Call to extend trial to solar panels

Kathy Scott enjoys the warmth of her new home after getting the cost of installing insulation and...
Kathy Scott enjoys the warmth of her new home after getting the cost of installing insulation and a heat pump added to her rates bill. Photo by Dan Hutchinson.
A year on from the start of a trial to allow home owners to add the cost of insulation and heating appliances to their rates bill and the Dunedin City Council has underwritten more than $2 million in loans. Dan Hutchinson looks at the popularity of the Warm Dunedin scheme. About $2 million has been loaned to hundreds of Dunedin home owners to insulate and heat their houses under the scheme.

The trial of the Warm Dunedin scheme finishes at the end of this month with more than 500 houses upgraded through the initiative.

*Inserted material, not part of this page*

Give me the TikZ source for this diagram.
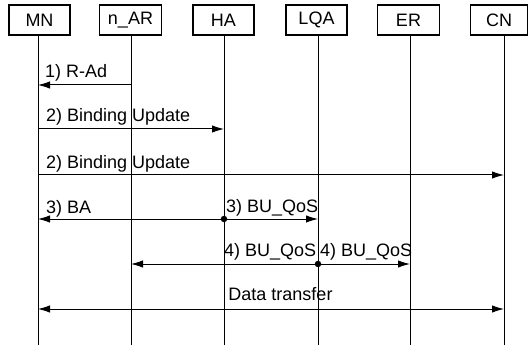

Warm Dunedin Co-ordinator Nathan Keen said the council would review the scheme when it finishes and it could become a permanent option for people.

Others think the scheme could be expanded to include solar energy and other energy-saving technology.

Warm Dunedin allows people to add the cost of installing insulation and certain heating appliances to their rates bill and pay it off over 10 years as a targeted rate.

Roslyn woman Kathy Scott's family accessed the full $5000 in loans allowed under the scheme to insulate under the floor and the ceiling and install a heat pump.

She said she did not even notice the extra amount coming off the rates.

The heat pump had proved much cheaper than she first thought it would be and it had made a big difference to the family of four.

''It is quite a big house, high ceilings and we were sort of in the habit of heating the room we were in but now we are pretty much cosy everywhere.''

Blueskin Resilient Communities Trust manager Scott Willis said the targeted rate was ''an excellent mechanism'' and it could be used to fund other energy saving technology as well.

''The first off the rank would have to be solar photo-voltaic. There is huge demand, the price is right, there is a ready community wanting to do it and it makes sense to tie [the cost] to the house.''

He had spent $6500 installing photo-voltaic panels on his own house last year and said it would not take long to pay back.

''I paid my electricity bill yesterday, it was $41, so that makes a change from $150.''

Mr Keen said people should try and get a quote from insulation and heating installers by the middle of this month to make sure their application could be processed before the initiative ended on April 30.

He said the uptake of the scheme slowed over the summer and he was expecting a ''late rush'' of applications this month as people prepared for winter.

Low income home owners can also access Government subsidies to help towards the cost of insulation through the Energy Efficiency Conservation Authority Warm Up New Zealand: Healthy Homes programme.